In October 2018, Lupin served two additional notices. The first notice identified PG and PGP together as “the landlord”. The second notice identified PG as “landlord” and PGP as the “third party”. Lupin sought a declaration that the first October notice was valid, or alternatively that either the second October notice or the April notice was valid. PG and PGP served counter-notices admitting Lupin’s right to a new lease under the April notice only. Specifically, they challenged the validity of the first October notice by arguing that PG was not a “landlord” as defined by section 40 of the 1993 Act.

The landlord

Lupin argued that both PG and PGP were together the “landlord” within the meaning of section 40(1) of the 1993 Act and the first October notice was valid. Judge Hellman agreed, finding that PG’s grant of the overriding lease to PGP severed the reversion on the original lease. PG retained the reversionary estate in respect of the building other than the flat.

Under section 140 of the Law of Property Act 1925, where the reversionary estate was severed in a lease, the conditions had to be apportioned to the severed parts. Accordingly, those covenants relating to the building, including the restrictive covenant, were apportioned to PG. It therefore satisfied the definition of “the landlord” under section 40(1) of the 1993 Act because it had an interest in reversion expectant on the termination of the original lease such as to enable it to grant a new lease.

Further, the court determined that the restrictive covenant should be apportioned to the reversion to the building because it touched and concerned the building. Under section 142 of the 1925 Act, the obligations contained in a lessor’s covenant had to be annexed to the severed part of the reversion, and was enforceable by the lessee. PG, therefore, remained bound by the restrictive covenant pursuant to that section.
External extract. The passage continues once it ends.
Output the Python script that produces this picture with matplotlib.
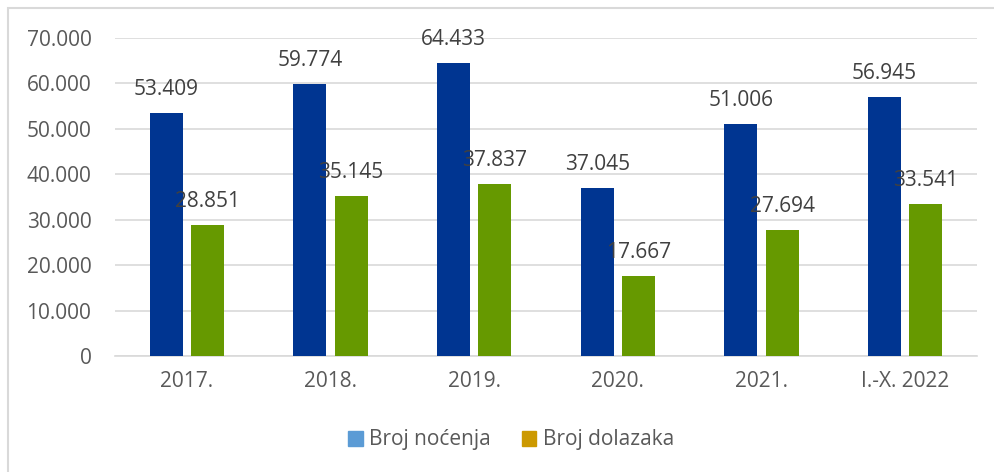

This was an additional reason as to why PG was the landlord. Judge Hellman expressly commented that the “intention of the legislature would be defeated if a landlord could evade an inconvenient covenant by the simple expedient of giving an overriding lease of the flat which benefited from the covenant to another vehicle which the landlord owned and controlled”.

Judge Hellman’s primary reason in finding that PG was a landlord was influenced by the existence of the easements rather than Lupin’s argument about the split reversion and the need to apportion the covenants. Applying Cardwell v Walker [2003] EWHC 3117; [2004] PLSCS 9 he found that, as freeholder of the building, PG was the owner of the reversion expectant on the termination of the easements over the building granted by the original lease. It followed that PG, as owner of the reversion expectant on the termination of the easements over the building, and PGP, as owner of the reversion expectant on the termination of the original lease of the flat itself, were together “the landlord” for purposes of giving notice under the 1993 Act.

The consequences

The consequences of the decision in Lupin have been hotly debated among practitioners, including solicitor Alan Riley. The decision has added a layer of complexity to claims for a new lease where overriding leases exist.

It appears that, when the terms of the lease are finally determined, Lupin will be granted a new lease which will include the restrictive covenant. It raises the question: why? The restrictive covenant is not binding on PG. As noted by Judge Hellman, when PG purchased the building in 2010, the original lease had already been registered against the freehold title. This did not protect Lupin’s right to enforce the restrictive covenant against PG as the particulars of the restrictive covenant had not been registered on the freehold title.